Monday, December 13, 2021

Ukraine On The Membrane, Con't

Bemoaning the loss of the Soviet Empire, Russian President Vladimir Putin calls the collapse the "disintegration" of Russian history, and is almost certainly a warning to the G7 nations and Ukraine that Russia will have that empire back one way or another.
 
President Vladimir Putin has lamented the collapse of the Soviet Union three decades ago as the demise of what he called "historical Russia" and said the economic crisis that followed was so bad he was forced to moonlight as a taxi driver.

Putin's comments, released by state TV on Sunday, are likely to further fuel speculation about his foreign policy intentions among critics, who accuse him of planning to recreate the Soviet Union and of contemplating an attack on Ukraine, a notion the Kremlin has dismissed as fear-mongering.

"It was a disintegration of historical Russia under the name of the Soviet Union," Putin said of the 1991 breakup, in comments aired on Sunday as part of a documentary film called "Russia. New History", the RIA state news agency reported.

"We turned into a completely different country. And what had been built up over 1,000 years was largely lost," said Putin, saying 25 million Russian people in newly independent countries suddenly found themselves cut off from Russia, part of what he called "a major humanitarian tragedy".

Putin also described for the first time how he was affected personally by the tough economic times that followed the Soviet collapse, when Russia suffered double-digit inflation.

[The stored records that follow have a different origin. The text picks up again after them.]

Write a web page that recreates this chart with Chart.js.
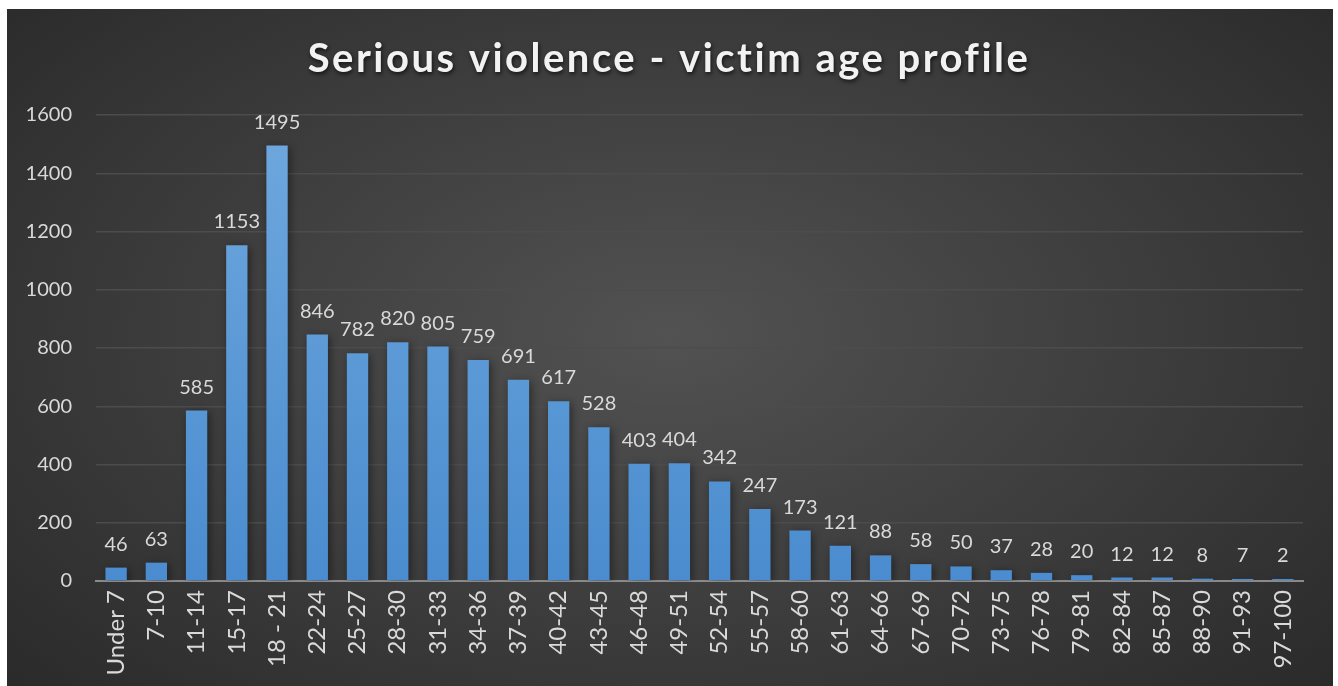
<!DOCTYPE html>
<html>
<head>
<meta charset="utf-8">
<script src="https://cdn.jsdelivr.net/npm/chart.js@4.4.1/dist/chart.umd.min.js"></script>
<style>
  html, body { margin: 0; padding: 0; background: #ffffff; }
  #panel {
    position: absolute; left: 7px; top: 9px; width: 1326px; height: 677px;
    background: radial-gradient(ellipse 75% 85% at 50% 48%, #525252 0%, #3a3a3a 55%, #262626 100%);
  }
  canvas { display: block; }
</style>
</head>
<body>
<div id="panel"><canvas id="c" width="1326" height="677"></canvas></div>
<script>
const chartTitle = 'Serious violence - victim age profile';
const ageBands = ['Under 7', '7-10', '11-14', '15-17', '18 - 21', '22-24', '25-27', '28-30', '31-33', '34-36',
  '37-39', '40-42', '43-45', '46-48', '49-51', '52-54', '55-57', '58-60', '61-63', '64-66',
  '67-69', '70-72', '73-75', '76-78', '79-81', '82-84', '85-87', '88-90', '91-93', '97-100'];
const victimCounts = [46, 63, 585, 1153, 1495, 846, 782, 820, 805, 759,
  691, 617, 528, 403, 404, 342, 247, 173, 121, 88,
  58, 50, 37, 28, 20, 12, 12, 8, 7, 2];
const yTicks = [0, 200, 400, 600, 800, 1000, 1200, 1400, 1600];

const FONT = 'Lato, "Open Sans", sans-serif';
const TEXT = '#d9d9d9';

// Title drawn with spacing between letters and a soft shadow
const titlePlugin = {
  id: 'spacedTitle',
  afterDraw(chart) {
    const ctx = chart.ctx;
    ctx.save();
    ctx.font = 'bold 40px ' + FONT;
    ctx.letterSpacing = '2.5px';
    ctx.fillStyle = '#f2f2f2';
    ctx.textAlign = 'center';
    ctx.textBaseline = 'alphabetic';
    ctx.shadowColor = 'rgba(0,0,0,0.7)';
    ctx.shadowBlur = 4;
    ctx.shadowOffsetX = 1;
    ctx.shadowOffsetY = 2;
    ctx.fillText(chartTitle, chart.width / 2 - 1, 63);
    ctx.restore();
  }
};

// Value labels above every bar
const valueLabels = {
  id: 'valueLabels',
  afterDatasetsDraw(chart) {
    const ctx = chart.ctx;
    const meta = chart.getDatasetMeta(0);
    ctx.save();
    ctx.font = '20px ' + FONT;
    ctx.fillStyle = TEXT;
    ctx.textAlign = 'center';
    ctx.textBaseline = 'alphabetic';
    meta.data.forEach((bar, i) => {
      ctx.fillText(String(chart.data.datasets[0].data[i]), bar.x, bar.y - 17);
    });
    ctx.restore();
  }
};

// Vertical blue gradient for the bars
function barFill(context) {
  const chart = context.chart;
  const area = chart.chartArea;
  if (!area) return '#5b9bd5';
  const g = chart.ctx.createLinearGradient(0, area.top, 0, area.bottom);
  g.addColorStop(0, '#6fa8de');
  g.addColorStop(1, '#4a8ccf');
  return g;
}

const shadowPlugin = {
  id: 'barShadow',
  beforeDatasetsDraw(chart) {
    const ctx = chart.ctx;
    ctx.save();
    ctx.shadowColor = 'rgba(0,0,0,0.45)';
    ctx.shadowBlur = 8;
    ctx.shadowOffsetX = 2;
    ctx.shadowOffsetY = 2;
  },
  afterDatasetsDraw(chart) {
    chart.ctx.restore();
  }
};

new Chart(document.getElementById('c'), {
  type: 'bar',
  data: {
    labels: ageBands,
    datasets: [{
      data: victimCounts,
      backgroundColor: barFill,
      borderWidth: 0,
      minBarLength: 2,
      categoryPercentage: 1.0,
      barPercentage: 0.53
    }]
  },
  options: {
    responsive: false,
    animation: false,
    events: [],
    layout: { padding: { top: 106, right: 30, left: 0, bottom: 0 } },
    plugins: {
      legend: { display: false },
      title: { display: false },
      tooltip: { enabled: false }
    },
    scales: {
      x: {
        grid: { display: false, drawTicks: false },
        border: { display: true, color: '#8a8a8a', width: 2 },
        ticks: {
          color: TEXT,
          font: { family: FONT, size: 24 },
          minRotation: 90, maxRotation: 90,
          padding: 9,
          autoSkip: false
        },
        afterFit(scale) { scale.height = 105; }
      },
      y: {
        min: 0, max: 1600,
        afterBuildTicks(scale) { scale.ticks = yTicks.map(v => ({ value: v })); },
        grid: { color: '#4c4c4c', lineWidth: 1.5, drawTicks: false },
        border: { display: false },
        ticks: {
          color: TEXT,
          font: { family: FONT, size: 20 },
          padding: 24,
          callback: (v) => String(v)
        },
        afterFit(scale) { scale.width = 89; }
      }
    }
  },
  plugins: [shadowPlugin, valueLabels, titlePlugin]
});
</script>
</body>
</html>
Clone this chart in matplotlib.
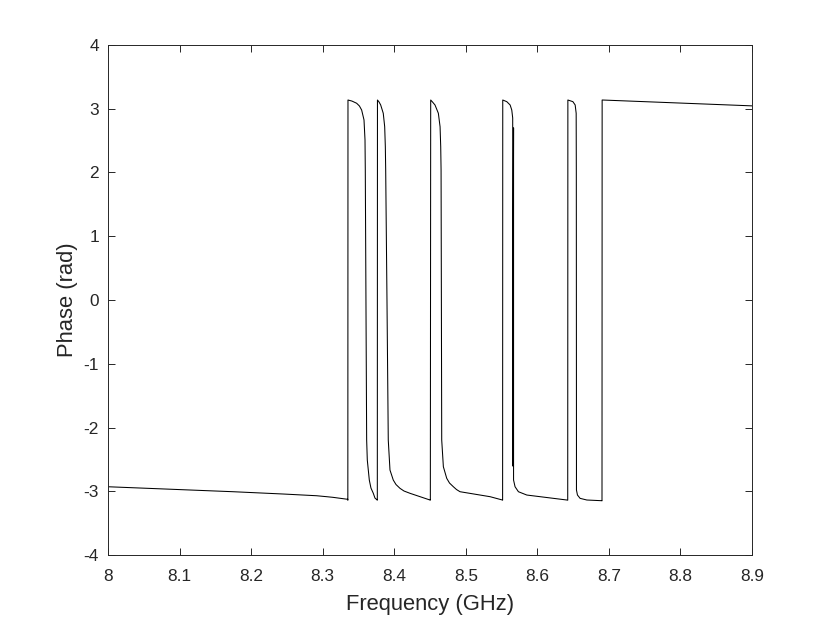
import numpy as np
import matplotlib
matplotlib.use("Agg")
import matplotlib.pyplot as plt

# Phase response (GHz, rad)
freq_ghz = [
    8.0000, 8.1750, 8.2449, 8.2916, 8.3056, 8.3144, 8.3350, 8.3352,
    # resonance 1
    8.3354, 8.3410, 8.3475, 8.3514, 8.3545, 8.3578, 8.3592, 8.3596, 8.3615,
    8.3624, 8.3652, 8.3675, 8.3708, 8.3731, 8.3762, 8.3764,
    # resonance 2
    8.3766, 8.3788, 8.3811, 8.3847, 8.3867, 8.3876, 8.3881, 8.3899, 8.3917,
    8.3941, 8.3987, 8.4025, 8.4081, 8.4137, 8.4221, 8.4500, 8.4505,
    # resonance 3
    8.4510, 8.4535, 8.4570, 8.4590, 8.4617, 8.4641, 8.4650, 8.4655, 8.4664,
    8.4687, 8.4734, 8.4773, 8.4827, 8.4871, 8.4920, 8.5340, 8.5512, 8.5515,
    # resonance 4 (with small double trace)
    8.5517, 8.5573, 8.5620, 8.5643, 8.5656, 8.5656, 8.5668,
    8.5668, 8.5689, 8.5736, 8.5853, 8.6413, 8.6425,
    # resonance 5
    8.6427, 8.6497, 8.6529, 8.6543, 8.6545, 8.6547, 8.6547,
    8.6561, 8.6598, 8.6692, 8.6902, 8.6904,
    # tail
    8.6906, 8.9000,
]
phase_rad = [
    -2.929, -3.007, -3.043, -3.070, -3.085, -3.095, -3.126, -3.140,
    3.137, 3.120, 3.086, 3.043, 2.980, 2.824, 2.510, 2.039, -2.196,
    -2.510, -2.824, -2.949, -3.032, -3.106, -3.137, -3.140,
    3.137, 3.106, 3.059, 2.929, 2.718, 2.405, 2.039, 0.000, -2.196,
    -2.667, -2.824, -2.894, -2.954, -2.996, -3.032, -3.137, -3.140,
    3.137, 3.106, 3.059, 3.004, 2.929, 2.718, 2.405, 2.039, -2.196,
    -2.615, -2.797, -2.871, -2.929, -2.973, -3.007, -3.085, -3.137, -3.140,
    3.137, 3.111, 3.059, 2.980, 2.855, -2.604, 2.700,
    -2.824, -2.929, -3.007, -3.059, -3.137, -3.140,
    3.137, 3.111, 3.059, 2.929, 2.039, -2.196, -2.980,
    -3.059, -3.111, -3.137, -3.148, -3.150,
    3.137, 3.045,
]

x_ticks = [8.0, 8.1, 8.2, 8.3, 8.4, 8.5, 8.6, 8.7, 8.8, 8.9]
x_ticklabels = ["8", "8.1", "8.2", "8.3", "8.4", "8.5", "8.6", "8.7", "8.8", "8.9"]
y_ticks = [-4, -3, -2, -1, 0, 1, 2, 3, 4]

plt.rcParams['font.family'] = ['Liberation Sans', 'DejaVu Sans']
plt.rcParams['axes.unicode_minus'] = False

fig = plt.figure(figsize=(8.3, 6.23), dpi=100, facecolor='w')
ax = fig.add_axes([0.1301, 0.1091, 0.7759, 0.8187])

ax.plot(freq_ghz, phase_rad, color='k', linewidth=0.75)

ax.set_xlim(8.0, 8.9)
ax.set_ylim(-4, 4)
ax.set_xticks(x_ticks)
ax.set_xticklabels(x_ticklabels)
ax.set_yticks(y_ticks)

axis_col = '#262626'
for s in ax.spines.values():
    s.set_color(axis_col)
    s.set_linewidth(0.7)
ax.tick_params(direction='in', top=True, right=True, length=4.7, width=0.7,
               color=axis_col, labelcolor=axis_col, labelsize=12.4)
ax.tick_params(axis='x', pad=10)
ax.tick_params(axis='y', pad=6.5)

ax.set_xlabel('Frequency (GHz)', fontsize=15.8, color=axis_col, labelpad=7.5)
ax.set_ylabel('Phase (rad)', fontsize=15.8, color=axis_col, labelpad=4)

fig.savefig('out.png', dpi=100, facecolor='w')
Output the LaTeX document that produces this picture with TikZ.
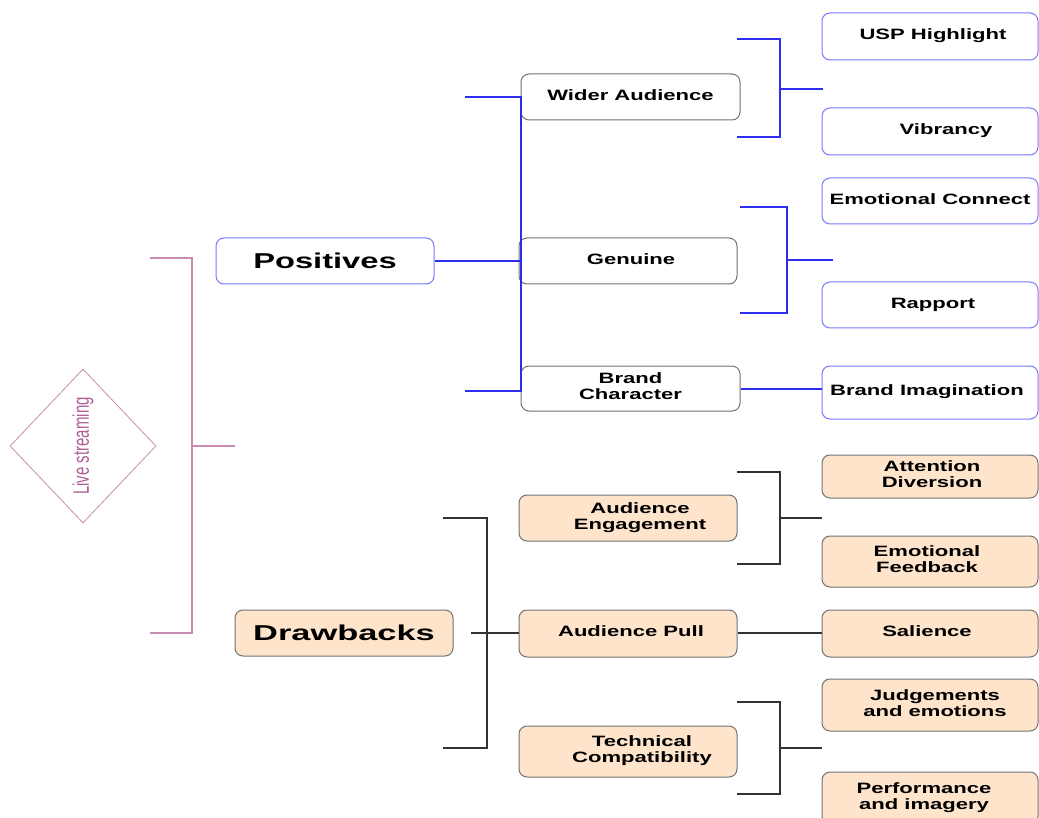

"Sometimes (I) had to moonlight and drive a taxi. It is unpleasant to talk about this but, unfortunately, this also took place," the president said.

Putin, who served in the Soviet-era KGB, has previously called the collapse of the Soviet Union, which was ruled from Moscow, as the "greatest geopolitical catastrophe" of the 20th century, but his new comments show how he viewed it specifically as a setback for Russian power.

Ukraine was one of 15 Soviet republics and Putin used a lengthy article published on the Kremlin website this year to set out why he believed Russia's southern neighbour and its people were an integral part of Russian history and culture. This view is rejected by Kyiv as a politically motivated and over-simplified version of history.
 
Putin pining for the old days of the Soviet empire, when he has thousands of troops and vehicles on the Ukraine border, and Ukraine's president is accusing Russia of a coup, is no accident.  It's preparing the country for recreating that empire, starting with Kyiv.

Whatever the G7 said to Putin over the weekend, he certainly doesn't seem to care.